*PROBLEM DETAILS:* Below is a listing to transcribe in full and exactly; keep the pictures out.

*DATA SECTION:*
** START **

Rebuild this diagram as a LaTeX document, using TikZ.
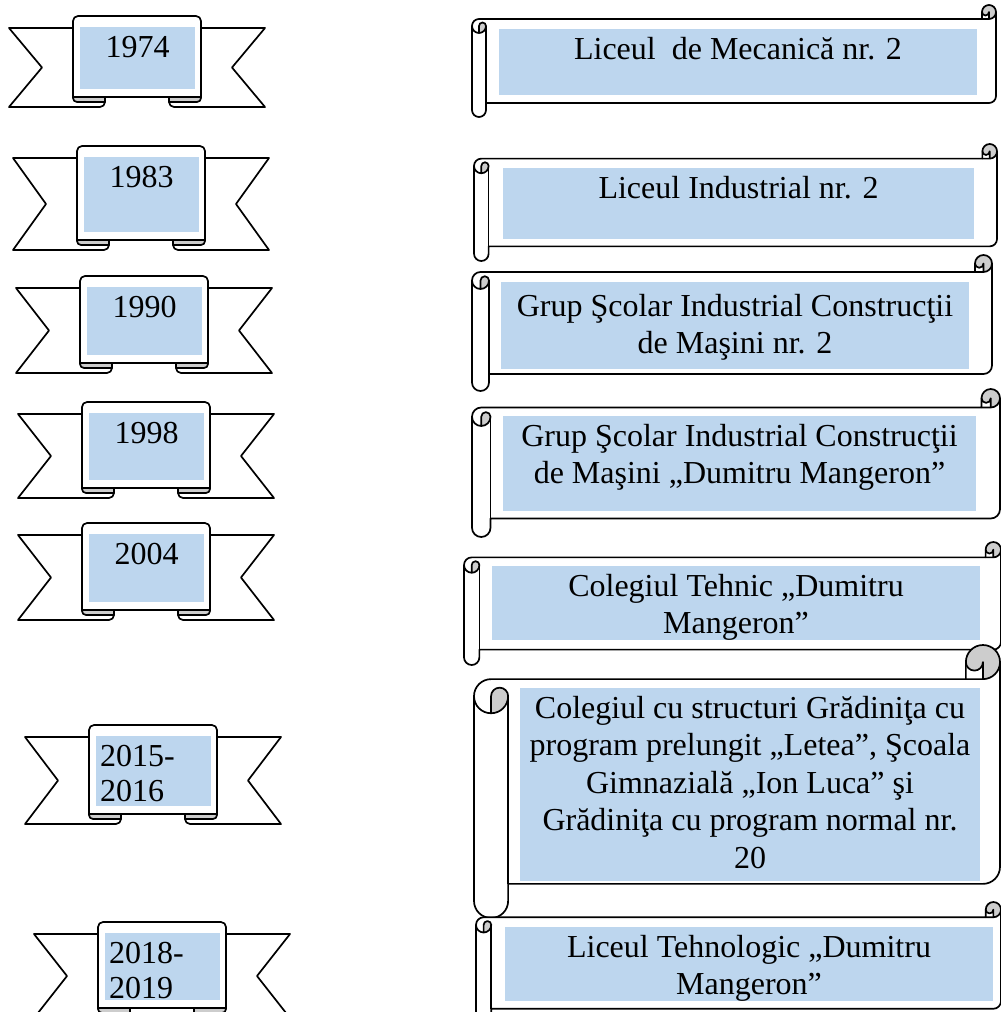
\documentclass[tikz,border=0pt]{standalone}
\usepackage{fontspec}
\setmainfont{Liberation Serif}
\definecolor{boxblue}{RGB}{189,214,238}
\definecolor{curlgray}{RGB}{205,205,205}
\tikzset{
  outl/.style={draw=black, line width=1.7pt, line join=round},
  stxt/.style={inner sep=0pt, font=\fontsize{32}{37.5}\selectfont, align=center, anchor=north},
  ytxt/.style={inner sep=0pt, font=\fontsize{32}{35}\selectfont, align=center, anchor=north},
  yltxt/.style={inner sep=0pt, font=\fontsize{32}{35}\selectfont, align=left, anchor=north west}
}
\newcommand{\fl}{\rule{0pt}{25pt}}
% ribbon: #1 left x, #2 panel top, #3 panel bottom
\newcommand{\ribbonshape}[3]{%
  \pgfmathsetmacro\rbTT{#2+12}\pgfmathsetmacro\rbTB{#3+10}\pgfmathsetmacro\rbM{(\rbTT+\rbTB)/2}%
  \begin{scope}[shift={(#1,0)}]
    \filldraw[outl,fill=white] (0,\rbTT) -- (96,\rbTT) -- (96,\rbTB-5) arc[start angle=0,delta angle=90,radius=5] -- (0,\rbTB) -- (33,\rbM) -- cycle;
    \filldraw[outl,fill=white] (256,\rbTT) -- (160,\rbTT) -- (160,\rbTB-5) arc[start angle=180,delta angle=-90,radius=5] -- (256,\rbTB) -- (223,\rbM) -- cycle;
    \filldraw[outl,fill=curlgray] (64,#3-6) -- (64,#3+1) arc[start angle=180,delta angle=-90,radius=4] -- (96,#3+5) -- (96,#3-6) -- cycle;
    \filldraw[outl,fill=curlgray] (192,#3-6) -- (192,#3+1) arc[start angle=0,delta angle=90,radius=4] -- (160,#3+5) -- (160,#3-6) -- cycle;
    \filldraw[outl,fill=white] (64,#3) -- (64,#2+5) arc[start angle=180,delta angle=90,radius=5] -- (187,#2) arc[start angle=270,delta angle=90,radius=5] -- (192,#3) -- cycle;
    \fill[boxblue] (71,#2+11) rectangle (186,#3-8);
  \end{scope}}
% horizontal scroll: #1 l, #2 t, #3 r, #4 b
\newcommand{\scrollshape}[4]{%
  \pgfmathsetmacro\scW{#3-#1}\pgfmathsetmacro\scH{#4-#2}%
  \pgfmathsetmacro\scC{\scH/8}\pgfmathsetmacro\scHh{\scC/2}\pgfmathsetmacro\scQ{\scC/4}%
  \begin{scope}[shift={(#1,#2)}]
    \def\scOutline{(0,\scC+\scHh) arc[start angle=180,delta angle=90,radius=\scHh] -- (\scW-\scC,\scC) -- (\scW-\scC,\scHh) arc[start angle=180,delta angle=180,radius=\scHh] -- (\scW,\scH-\scC-\scHh) arc[start angle=0,delta angle=90,radius=\scHh] -- (\scC,\scH-\scC) -- (\scC,\scH-\scHh) arc[start angle=0,delta angle=180,radius=\scHh] -- cycle}
    \fill[white] \scOutline;
    \fill[curlgray] (\scHh,2*\scC) arc[start angle=90,delta angle=-90,radius=\scHh] arc[start angle=0,delta angle=-180,radius=\scQ] -- cycle;
    \fill[curlgray] (\scW-\scHh,\scC) arc[start angle=90,delta angle=-270,radius=\scHh] arc[start angle=180,delta angle=-180,radius=\scQ] -- cycle;
    \draw[outl] \scOutline;
    \draw[outl] (\scW-\scC,\scC) -- (\scW-\scHh,\scC) arc[start angle=90,delta angle=-90,radius=\scHh];
    \draw[outl] (\scW-\scHh,\scC) -- (\scW-\scHh,\scHh) arc[start angle=0,delta angle=180,radius=\scQ];
    \draw[outl] (\scHh,2*\scC) -- (\scHh,\scC+\scHh) arc[start angle=180,delta angle=180,radius=\scQ] arc[start angle=0,delta angle=180,radius=\scHh];
    \draw[outl] (\scC,\scC+\scHh) -- (\scC,\scH-\scC);
  \end{scope}}
\begin{document}
\begin{tikzpicture}[x=1pt,y=1pt,yscale=-1]
\useasboundingbox (0,0) rectangle (1001,1012);
\clip (0,0) rectangle (1001,1012);
\fill[white] (0,0) rectangle (1001,1012);

% ---- ribbons (years) ----
\ribbonshape{9}{16}{97}
\ribbonshape{13}{146}{240}
\ribbonshape{16}{276}{363}
\ribbonshape{18}{402}{488}
\ribbonshape{18}{523}{610}
\ribbonshape{25}{725}{814}
\ribbonshape{34}{922}{1008}

\node[ytxt] (r1) at (137.5,32) {\fl 1974};
\node[ytxt] (r2) at (141.5,162) {\fl 1983};
\node[ytxt] (r3) at (144.5,292) {\fl 1990};
\node[ytxt] (r4) at (146.5,418) {\fl 1998};
\node[ytxt] (r5) at (146.5,539) {\fl 2004};
\node[yltxt] (r6) at (100,741) {\fl 2015-\\2016};
\node[yltxt] (r7) at (109,938) {\fl 2018-\\2019};

% ---- scrolls (names) ----
\scrollshape{472}{5}{996}{117}
\fill[boxblue] (499,29) rectangle (977,95);
\node[stxt] (s1) at (738,34) {\fl Liceul\ \ de Mecanică nr. 2};

\scrollshape{474}{144}{997}{261}
\fill[boxblue] (503,168) rectangle (974,239);
\node[stxt] (s2) at (738.5,173) {\fl Liceul Industrial nr. 2};

\scrollshape{472}{255}{992}{391}
\fill[boxblue] (501,282) rectangle (969,369);
\node[stxt] (s3) at (735,291) {\fl Grup Şcolar Industrial Construcţii\\de Maşini nr. 2};

\scrollshape{472}{389}{1000}{537}
\fill[boxblue] (503,416) rectangle (976,511);
\node[stxt] (s4) at (739.5,421) {\fl Grup Şcolar Industrial Construcţii\\de Maşini „Dumitru Mangeron”};

\scrollshape{464}{542}{1001}{665}
\fill[boxblue] (492,566) rectangle (980,640);
\node[stxt] (s5) at (736,571) {\fl Colegiul Tehnic „Dumitru\\Mangeron”};

\scrollshape{474}{645}{1000}{918}
\fill[boxblue] (520,688) rectangle (980,881);
\node[stxt] (s6) at (750,693) {\fl Colegiul cu structuri Grădiniţa cu\\program prelungit „Letea”, Şcoala\\Gimnazială „Ion Luca” şi\\Grădiniţa cu program normal nr.\\20};

\scrollshape{476}{902}{1001}{1024}
\fill[boxblue] (505,927) rectangle (993,1001);
\node[stxt] (s7) at (749,932) {\fl Liceul Tehnologic „Dumitru\\Mangeron”};
\end{tikzpicture}
\end{document}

** END **

*WRITTEN ANSWER:*
Rebuild this diagram as a LaTeX document, using TikZ.
\documentclass[tikz,border=0pt]{standalone}
\usepackage{fontspec}
\setmainfont{Liberation Serif}
\definecolor{boxblue}{RGB}{189,214,238}
\definecolor{curlgray}{RGB}{205,205,205}
\tikzset{
  outl/.style={draw=black, line width=1.7pt, line join=round},
  stxt/.style={inner sep=0pt, font=\fontsize{32}{37.5}\selectfont, align=center, anchor=north},
  ytxt/.style={inner sep=0pt, font=\fontsize{32}{35}\selectfont, align=center, anchor=north},
  yltxt/.style={inner sep=0pt, font=\fontsize{32}{35}\selectfont, align=left, anchor=north west}
}
\newcommand{\fl}{\rule{0pt}{25pt}}
% ribbon: #1 left x, #2 panel top, #3 panel bottom
\newcommand{\ribbonshape}[3]{%
  \pgfmathsetmacro\rbTT{#2+12}\pgfmathsetmacro\rbTB{#3+10}\pgfmathsetmacro\rbM{(\rbTT+\rbTB)/2}%
  \begin{scope}[shift={(#1,0)}]
    \filldraw[outl,fill=white] (0,\rbTT) -- (96,\rbTT) -- (96,\rbTB-5) arc[start angle=0,delta angle=90,radius=5] -- (0,\rbTB) -- (33,\rbM) -- cycle;
    \filldraw[outl,fill=white] (256,\rbTT) -- (160,\rbTT) -- (160,\rbTB-5) arc[start angle=180,delta angle=-90,radius=5] -- (256,\rbTB) -- (223,\rbM) -- cycle;
    \filldraw[outl,fill=curlgray] (64,#3-6) -- (64,#3+1) arc[start angle=180,delta angle=-90,radius=4] -- (96,#3+5) -- (96,#3-6) -- cycle;
    \filldraw[outl,fill=curlgray] (192,#3-6) -- (192,#3+1) arc[start angle=0,delta angle=90,radius=4] -- (160,#3+5) -- (160,#3-6) -- cycle;
    \filldraw[outl,fill=white] (64,#3) -- (64,#2+5) arc[start angle=180,delta angle=90,radius=5] -- (187,#2) arc[start angle=270,delta angle=90,radius=5] -- (192,#3) -- cycle;
    \fill[boxblue] (71,#2+11) rectangle (186,#3-8);
  \end{scope}}
% horizontal scroll: #1 l, #2 t, #3 r, #4 b
\newcommand{\scrollshape}[4]{%
  \pgfmathsetmacro\scW{#3-#1}\pgfmathsetmacro\scH{#4-#2}%
  \pgfmathsetmacro\scC{\scH/8}\pgfmathsetmacro\scHh{\scC/2}\pgfmathsetmacro\scQ{\scC/4}%
  \begin{scope}[shift={(#1,#2)}]
    \def\scOutline{(0,\scC+\scHh) arc[start angle=180,delta angle=90,radius=\scHh] -- (\scW-\scC,\scC) -- (\scW-\scC,\scHh) arc[start angle=180,delta angle=180,radius=\scHh] -- (\scW,\scH-\scC-\scHh) arc[start angle=0,delta angle=90,radius=\scHh] -- (\scC,\scH-\scC) -- (\scC,\scH-\scHh) arc[start angle=0,delta angle=180,radius=\scHh] -- cycle}
    \fill[white] \scOutline;
    \fill[curlgray] (\scHh,2*\scC) arc[start angle=90,delta angle=-90,radius=\scHh] arc[start angle=0,delta angle=-180,radius=\scQ] -- cycle;
    \fill[curlgray] (\scW-\scHh,\scC) arc[start angle=90,delta angle=-270,radius=\scHh] arc[start angle=180,delta angle=-180,radius=\scQ] -- cycle;
    \draw[outl] \scOutline;
    \draw[outl] (\scW-\scC,\scC) -- (\scW-\scHh,\scC) arc[start angle=90,delta angle=-90,radius=\scHh];
    \draw[outl] (\scW-\scHh,\scC) -- (\scW-\scHh,\scHh) arc[start angle=0,delta angle=180,radius=\scQ];
    \draw[outl] (\scHh,2*\scC) -- (\scHh,\scC+\scHh) arc[start angle=180,delta angle=180,radius=\scQ] arc[start angle=0,delta angle=180,radius=\scHh];
    \draw[outl] (\scC,\scC+\scHh) -- (\scC,\scH-\scC);
  \end{scope}}
\begin{document}
\begin{tikzpicture}[x=1pt,y=1pt,yscale=-1]
\useasboundingbox (0,0) rectangle (1001,1012);
\clip (0,0) rectangle (1001,1012);
\fill[white] (0,0) rectangle (1001,1012);

% ---- ribbons (years) ----
\ribbonshape{9}{16}{97}
\ribbonshape{13}{146}{240}
\ribbonshape{16}{276}{363}
\ribbonshape{18}{402}{488}
\ribbonshape{18}{523}{610}
\ribbonshape{25}{725}{814}
\ribbonshape{34}{922}{1008}

\node[ytxt] (r1) at (137.5,32) {\fl 1974};
\node[ytxt] (r2) at (141.5,162) {\fl 1983};
\node[ytxt] (r3) at (144.5,292) {\fl 1990};
\node[ytxt] (r4) at (146.5,418) {\fl 1998};
\node[ytxt] (r5) at (146.5,539) {\fl 2004};
\node[yltxt] (r6) at (100,741) {\fl 2015-\\2016};
\node[yltxt] (r7) at (109,938) {\fl 2018-\\2019};

% ---- scrolls (names) ----
\scrollshape{472}{5}{996}{117}
\fill[boxblue] (499,29) rectangle (977,95);
\node[stxt] (s1) at (738,34) {\fl Liceul\ \ de Mecanică nr. 2};

\scrollshape{474}{144}{997}{261}
\fill[boxblue] (503,168) rectangle (974,239);
\node[stxt] (s2) at (738.5,173) {\fl Liceul Industrial nr. 2};

\scrollshape{472}{255}{992}{391}
\fill[boxblue] (501,282) rectangle (969,369);
\node[stxt] (s3) at (735,291) {\fl Grup Şcolar Industrial Construcţii\\de Maşini nr. 2};

\scrollshape{472}{389}{1000}{537}
\fill[boxblue] (503,416) rectangle (976,511);
\node[stxt] (s4) at (739.5,421) {\fl Grup Şcolar Industrial Construcţii\\de Maşini „Dumitru Mangeron”};

\scrollshape{464}{542}{1001}{665}
\fill[boxblue] (492,566) rectangle (980,640);
\node[stxt] (s5) at (736,571) {\fl Colegiul Tehnic „Dumitru\\Mangeron”};

\scrollshape{474}{645}{1000}{918}
\fill[boxblue] (520,688) rectangle (980,881);
\node[stxt] (s6) at (750,693) {\fl Colegiul cu structuri Grădiniţa cu\\program prelungit „Letea”, Şcoala\\Gimnazială „Ion Luca” şi\\Grădiniţa cu program normal nr.\\20};

\scrollshape{476}{902}{1001}{1024}
\fill[boxblue] (505,927) rectangle (993,1001);
\node[stxt] (s7) at (749,932) {\fl Liceul Tehnologic „Dumitru\\Mangeron”};
\end{tikzpicture}
\end{document}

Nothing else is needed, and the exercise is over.